4.3 Females outnumber males in Singapore Based on June 2022 data.

This trend is observed in majority age groups. Zooming into each group, only for age 19 and below, number of males is observed to be higher. This trend is observed in majority age groups. Zooming into each group, only for age 19 and below, number of males is observed to be higher. The trend also applies to the nine areas that we have chosen to study on. Without more than sufficient research, there are some unproved personal assumptions that might lead to this result:

  • Males tend to have a higher mortality rate especially at an older age group, mainly due to higher probability of possessing an unhealthy life habit like smoking or heavy drinking.

  • A possible relatively higher rate of approval for immigration applications from foreign young females. This might account for some partial efforts from government on improving the fertility rate of Singapore.

4.4 Punggol and Sengkang each has slightly different population pyramid from the rest of chosen areas’.

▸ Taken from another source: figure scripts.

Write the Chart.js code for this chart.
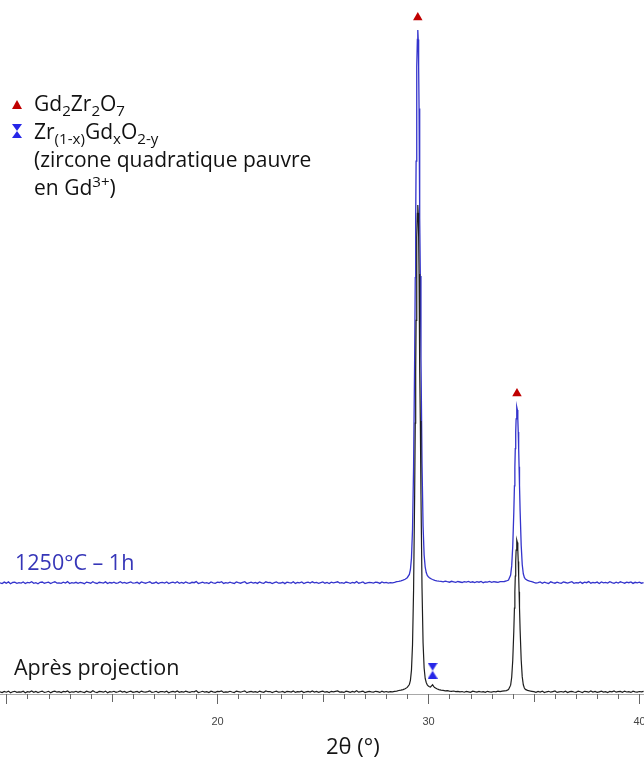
<!DOCTYPE html>
<html lang="fr">
<head>
<meta charset="utf-8">
<title>DRX Gd2Zr2O7</title>
<script src="https://cdn.jsdelivr.net/npm/chart.js@4.4.1/dist/chart.umd.min.js"></script>
<style>
	html, body { margin: 0; padding: 0; background: #fff; }
	#wrap { position: relative; width: 644px; height: 760px; overflow: hidden; }
	#wrap canvas { position: absolute; left: 0; top: 0; }
	.txt { position: absolute; font-family: "Open Sans", sans-serif; white-space: nowrap; }
	.txt sub, .txt sup { font-size: 0.72em; line-height: 0; }
	#legend { left: 34px; top: 89px; font-size: 21px; line-height: 28px; color: #111; }
	#lblBlue { left: 15px; top: 547px; font-size: 21.5px; line-height: 30px; color: #3636b8; }
	#lblBlack { left: 14px; top: 652px; font-size: 21.5px; line-height: 30px; color: #151515; }
	#xTitle { left: 326px; top: 730px; font-size: 22px; line-height: 30px; color: #151515; }
	.tri { position: absolute; width: 0; height: 0; border-left: 5px solid transparent; border-right: 5px solid transparent; }
</style>
</head>
<body>
<div id="wrap">
	<canvas id="chart"></canvas>
	<div class="tri" style="left:12px; top:100px; border-bottom:9px solid #c00000;"></div>
	<div class="tri" style="left:12px; top:124px; border-top:7px solid #2626e8;"></div>
	<div class="tri" style="left:12px; top:131px; border-bottom:7px solid #2626e8;"></div>
	<div id="legend" class="txt">Gd<sub>2</sub>Zr<sub>2</sub>O<sub>7</sub><br>Zr<sub>(1-x)</sub>Gd<sub>x</sub>O<sub>2-y</sub><br>(zircone quadratique pauvre<br>en Gd<sup>3+</sup>)</div>
	<div id="lblBlue" class="txt">1250°C – 1h</div>
	<div id="lblBlack" class="txt">Après projection</div>
	<div id="xTitle" class="txt">2θ (°)</div>
</div>
<script>
// 2theta (deg)
var twoTheta = [
	9.7,9.8,9.9,
	10,10.1,10.2,10.3,10.4,10.5,10.6,10.7,10.8,10.9,
	11,11.1,11.2,11.3,11.4,11.5,11.6,11.7,11.8,11.9,
	12,12.1,12.2,12.3,12.4,12.5,12.6,12.7,12.8,12.9,
	13,13.1,13.2,13.3,13.4,13.5,13.6,13.7,13.8,13.9,
	14,14.1,14.2,14.3,14.4,14.5,14.6,14.7,14.8,14.9,
	15,15.1,15.2,15.3,15.4,15.5,15.6,15.7,15.8,15.9,
	16,16.1,16.2,16.3,16.4,16.5,16.6,16.7,16.8,16.9,
	17,17.1,17.2,17.3,17.4,17.5,17.6,17.7,17.8,17.9,
	18,18.1,18.2,18.3,18.4,18.5,18.6,18.7,18.8,18.9,
	19,19.1,19.2,19.3,19.4,19.5,19.6,19.7,19.8,19.9,
	20,20.1,20.2,20.3,20.4,20.5,20.6,20.7,20.8,20.9,
	21,21.1,21.2,21.3,21.4,21.5,21.6,21.7,21.8,21.9,
	22,22.1,22.2,22.3,22.4,22.5,22.6,22.7,22.8,22.9,
	23,23.1,23.2,23.3,23.4,23.5,23.6,23.7,23.8,23.9,
	24,24.1,24.2,24.3,24.4,24.5,24.6,24.7,24.8,24.9,
	25,25.1,25.2,25.3,25.4,25.5,25.6,25.7,25.8,25.9,
	26,26.1,26.2,26.3,26.4,26.5,26.6,26.7,26.8,26.9,
	27,27.1,27.2,27.3,27.4,27.5,27.6,27.7,27.8,27.9,
	28,28.1,28.2,28.3,28.4,
	28.5,28.6,28.7,28.8,28.9,29,29.1,29.15,29.2,29.25,29.3,29.35,29.38,
	29.4,29.42,29.44,29.46,29.48,29.5,29.52,29.54,29.56,29.58,29.6,29.62,
	29.65,29.7,29.75,29.8,29.85,29.9,29.95,30,30.05,30.1,30.15,30.2,30.25,30.3,30.4,30.5,
	30.6,30.7,30.8,30.9,
	31,31.1,31.2,31.3,31.4,31.5,31.6,31.7,31.8,31.9,
	32,32.1,32.2,32.3,32.4,32.5,32.6,32.7,32.8,32.9,
	33,33.1,33.2,33.3,33.4,
	33.5,33.6,33.7,33.8,33.9,33.95,34,34.05,34.08,
	34.1,34.12,34.14,34.16,34.18,34.2,34.22,34.24,34.26,34.28,34.3,34.32,
	34.35,34.4,34.45,34.5,34.55,34.6,34.7,34.8,34.9,
	35,35.1,35.2,35.3,35.4,35.5,35.6,35.7,35.8,35.9,
	36,36.1,36.2,36.3,36.4,36.5,36.6,36.7,36.8,36.9,
	37,37.1,37.2,37.3,37.4,37.5,37.6,37.7,37.8,37.9,
	38,38.1,38.2,38.3,38.4,38.5,38.6,38.7,38.8,38.9,
	39,39.1,39.2,39.3,39.4,39.5,39.6,39.7,39.8,39.9,
	40,40.1,40.2
];

// intensite (u.a.) - echantillon apres projection
var apresProjection = [
	2.1,1.4,2.6,1.8,2.9,1.2,2.3,2.7,1.6,2.2,
	1.9,2.8,1.3,2.4,2.0,3.1,1.7,2.5,1.5,2.2,
	2.9,1.6,2.0,2.7,1.3,2.4,2.8,1.8,2.3,1.5,
	2.6,2.1,3.0,1.4,2.2,1.9,2.7,1.6,2.5,2.0,
	1.4,2.8,2.2,1.7,3.2,2.0,1.5,2.6,2.3,1.8,
	2.9,1.3,2.4,2.0,2.7,1.6,2.2,3.0,1.9,2.5,
	1.5,2.3,2.8,1.7,2.1,2.6,1.4,2.9,2.2,1.8,
	2.4,3.1,1.6,2.0,2.7,1.5,2.3,2.5,1.9,2.8,
	1.3,2.2,2.6,2.0,3.0,1.7,2.4,1.8,2.9,2.1,
	1.6,2.5,2.2,3.2,1.5,2.0,2.7,1.9,2.3,1.4,
	2.8,2.1,1.7,2.6,2.4,3.0,1.6,2.2,1.9,2.7,
	2.0,1.5,2.9,2.3,1.8,2.5,3.1,1.4,2.2,2.6,
	1.9,2.4,1.6,2.8,2.1,1.7,3.0,2.3,2.5,1.5,
	2.2,2.9,1.8,2.0,2.6,1.4,2.7,2.3,1.9,3.1,
	1.6,2.4,2.1,2.8,1.5,2.2,2.6,1.9,3.0,2.0,
	2.5,1.7,2.3,2.9,1.8,2.4,1.5,2.7,2.1,2.6,
	3.0,1.9,2.2,1.6,2.8,2.4,1.7,2.5,2.0,3.2,
	1.8,2.3,2.9,1.5,2.1,2.6,2.2,1.9,2.7,2.4,
	1.6,2.8,2.0,2.5,1.9,2.3,2.1,2.6,
	2.9,3.5,3.9,4.4,5.3,6.6,9.5,13.7,23.9,49.2,103.8,197.8,270.8,
	322.4,373.6,419.4,456.4,480.7,489,481,457,420,375,324,273,
	200,106,51,26,15.5,11.5,9,8,7.2,7,8.2,9.2,7.6,6.4,5.2,4.4,
	3.9,3.6,3.2,3.4,2.9,2.6,3.0,2.4,2.7,2.1,2.5,1.8,2.6,2.2,1.7,
	2.8,2.3,1.9,2.6,2.0,2.4,1.6,2.7,2.2,1.9,2.5,2.1,2.8,2.3,
	2.8,3.1,3.4,4.4,8.8,16.7,33.8,63.1,85.9,
	102,118,132.3,143.8,151.4,154,151.5,144,132.5,118.3,102.3,86.2,
	63.5,34.2,17.1,9.2,6.0,4.6,3.6,3.1,2.7,
	2.3,1.7,2.6,2.0,2.9,1.5,2.2,2.7,1.8,2.4,
	3.0,1.6,2.1,2.5,1.9,2.8,1.4,2.3,2.6,2.0,
	1.7,2.9,2.2,1.5,2.7,2.4,1.8,3.1,2.0,2.5,
	1.6,2.2,2.8,1.9,2.4,1.5,2.7,2.1,3.0,1.8,
	2.3,2.6,1.7,2.9,2.0,2.4,1.6,2.8,2.2,1.9,
	2.5,2.1,2.7
];

// intensite (u.a.) - apres recuit 1250 C 1h (decalee)
var recuit1250 = [
	111.2,110.4,111.9,110.8,112.1,110.3,111.5,111.8,110.6,111.3,
	110.9,112.0,110.5,111.6,111.1,112.3,110.7,111.4,110.2,111.7,
	112.0,110.8,111.3,111.9,110.4,111.5,112.2,110.9,111.2,110.6,
	111.8,111.0,112.4,110.5,111.3,110.9,111.7,110.6,111.5,111.1,
	110.3,111.9,111.4,110.8,112.2,111.0,110.5,111.7,111.3,110.9,
	112.1,110.4,111.5,111.0,111.8,110.7,111.2,112.3,110.9,111.6,
	110.6,111.3,112.0,110.8,111.1,111.7,110.4,112.1,111.3,110.8,
	111.5,112.2,110.7,111.0,111.9,110.5,111.4,111.6,110.9,112.0,
	110.4,111.3,111.8,111.0,112.2,110.7,111.5,110.8,112.1,111.2,
	110.6,111.7,111.3,112.4,110.5,111.1,111.9,110.9,111.4,110.4,
	112.0,111.2,110.7,111.8,111.5,112.3,110.6,111.3,110.9,111.9,
	111.0,110.5,112.1,111.4,110.8,111.6,112.3,110.4,111.2,111.8,
	110.9,111.5,110.6,112.0,111.1,110.7,112.2,111.4,111.6,110.5,
	111.3,112.1,110.8,111.0,111.7,110.4,111.9,111.3,110.9,112.3,
	110.6,111.5,111.2,112.0,110.5,111.3,111.8,110.9,112.2,111.1,
	111.6,110.7,111.4,112.1,110.8,111.5,110.5,111.9,111.2,111.7,
	112.2,110.9,111.3,110.6,112.0,111.5,110.7,111.6,111.0,112.4,
	110.8,111.4,112.1,110.5,111.2,111.7,111.3,110.9,111.8,111.5,
	110.6,112.0,111.1,111.6,110.9,111.4,111.2,111.7,
	112.4,112.7,113.2,113.8,114.7,116.3,119.6,124.3,135.9,164.6,226.6,333.3,416.3,
	474.9,532.9,584.9,626.9,654.6,664,654.6,627,585.5,534,476,418,
	336,230,168,139,127,121.5,118.5,117.3,116.3,115.6,115.0,114.5,114.1,113.7,113.2,112.8,
	112.6,112.1,112.9,112.3,111.8,112.7,112.2,111.6,112.5,112.0,111.5,112.4,111.9,112.6,111.7,
	112.2,111.4,112.3,111.8,112.5,111.3,112.1,111.9,112.6,111.6,112.3,112.0,111.7,112.4,
	112.3,112.5,113.0,113.9,118.9,128.1,147.8,181.8,208.2,
	226.8,245.3,261.8,275.2,284,287,284,275.3,262,245.6,227.2,208.7,
	182.5,148.8,129.3,120.2,116.6,115.0,113.7,112.9,112.4,
	111.6,110.9,111.3,112.0,110.7,111.8,111.1,110.5,112.2,111.4,
	110.8,111.9,111.2,110.6,112.1,111.5,110.9,111.7,112.3,110.7,
	111.4,111.0,112.0,110.6,111.8,111.3,112.4,110.8,111.5,111.1,
	111.9,110.5,112.1,111.2,111.6,110.9,112.3,111.4,110.7,111.8,
	111.0,112.2,111.5,110.8,111.9,111.3,112.1,110.6,111.7,111.2,
	111.9,110.8,111.4
];

// reperes de phases
var pyrochloreX = [29.5, 34.2];      // Gd2Zr2O7
var pyrochloreY = [676.5, 300.5];
var quadratiqueX = [30.2];           // Zr(1-x)GdxO2-y
var quadratiqueY = [23.3];

var tickLabels = [20, 30, 40];

function pairs(xs, ys) {
	return xs.map(function (x, i) { return { x: x, y: ys[i] }; });
}

// sablier bleu
var hourglass = document.createElement('canvas');
hourglass.width = 10;
hourglass.height = 16;
(function () {
	var g = hourglass.getContext('2d');
	g.fillStyle = '#2626e8';
	g.beginPath();
	g.moveTo(0, 0); g.lineTo(10, 0); g.lineTo(5, 8); g.closePath();
	g.moveTo(0, 16); g.lineTo(10, 16); g.lineTo(5, 8); g.closePath();
	g.fill();
})();

var axisTicks = {
	id: 'axisTicks',
	afterDraw: function (chart) {
		var sx = chart.scales.x;
		var ctx = chart.ctx;
		var y0 = chart.chartArea.bottom;
		ctx.save();
		ctx.strokeStyle = '#666';
		ctx.lineWidth = 1;
		ctx.fillStyle = '#444';
		ctx.font = '11px "Liberation Sans", Arial, sans-serif';
		ctx.textAlign = 'center';
		ctx.textBaseline = 'middle';
		for (var v = Math.ceil(sx.min); v <= Math.floor(sx.max); v++) {
			var px = Math.round(sx.getPixelForValue(v)) + 0.5;
			var len = v % 10 === 0 ? 10 : (v % 5 === 0 ? 8 : 5);
			ctx.beginPath();
			ctx.moveTo(px, y0);
			ctx.lineTo(px, y0 + len);
			ctx.stroke();
			if (tickLabels.indexOf(v) >= 0) {
				ctx.fillText(String(v), px, y0 + 28);
			}
		}
		ctx.restore();
	}
};

new Chart(document.getElementById('chart'), {
	type: 'line',
	data: {
		datasets: [
			{
				type: 'scatter',
				data: pairs(quadratiqueX, quadratiqueY),
				pointStyle: hourglass,
				pointRadius: 8,
				showLine: false
			},
			{
				type: 'scatter',
				data: pairs(pyrochloreX, pyrochloreY),
				pointStyle: 'triangle',
				pointRadius: 5.5,
				backgroundColor: '#c00000',
				borderWidth: 0,
				showLine: false
			},
			{
				label: 'Après projection',
				data: pairs(twoTheta, apresProjection),
				borderColor: '#1e1e1e',
				borderWidth: 1.2,
				pointRadius: 0,
				tension: 0
			},
			{
				label: '1250°C – 1h',
				data: pairs(twoTheta, recuit1250),
				borderColor: '#3434cc',
				borderWidth: 1.3,
				pointRadius: 0,
				tension: 0
			}
		]
	},
	options: {
		responsive: true,
		maintainAspectRatio: false,
		animation: false,
		events: [],
		clip: false,
		layout: { autoPadding: false, padding: { left: 0, right: 0, top: 0, bottom: 66 } },
		plugins: {
			legend: { display: false },
			tooltip: { enabled: false }
		},
		scales: {
			x: {
				type: 'linear',
				min: 9.7,
				max: 40.22,
				grid: { display: false, drawTicks: false },
				border: { display: true, color: '#a8a8a8', width: 1 },
				ticks: { display: false, stepSize: 1, includeBounds: false }
			},
			y: {
				display: false,
				min: 0,
				max: 694
			}
		}
	},
	plugins: [axisTicks]
});
</script>
</body>
</html>
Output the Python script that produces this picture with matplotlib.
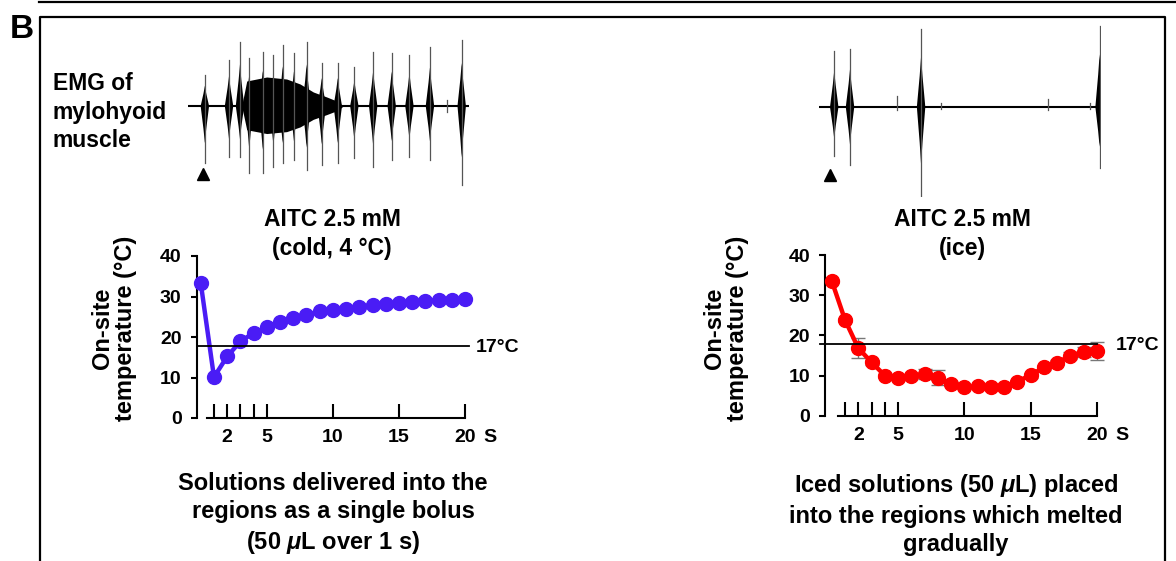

Thanks to the Trellis plot, a comparison between the nine areas looks much easier. From the dashboard, Punggol and Sengkang seem to have a relatively larger base (newly born babies) and middle part (working adults) than the rest. This observation tends to prove the point of view that these two areas tend to have higher percentages of young working couples and babies. Hence, Punggol has recently been dubbed as Singapore’s baby town, according to a news report from The Straits Times.

5 Reflection

This is my first attempt on building and publishing . Along the journey, I have been learning from many of my mistakes. E.g. only after building the whole dashboard, I realised there was better data set for me to use and work on (csv preferred over xlsx, if both available). And the very first draft of dashboard looked decent but was only as good as a graph that can be viewed but cannot be analyzed with. Countless attempts of rework and revised versions were created, with much practice time invested.

Nevertheless, I am excited of this continuous learning journey ahead. I look forward to improving my analytics skills using Tableau and R to further improve this exercise with more depth.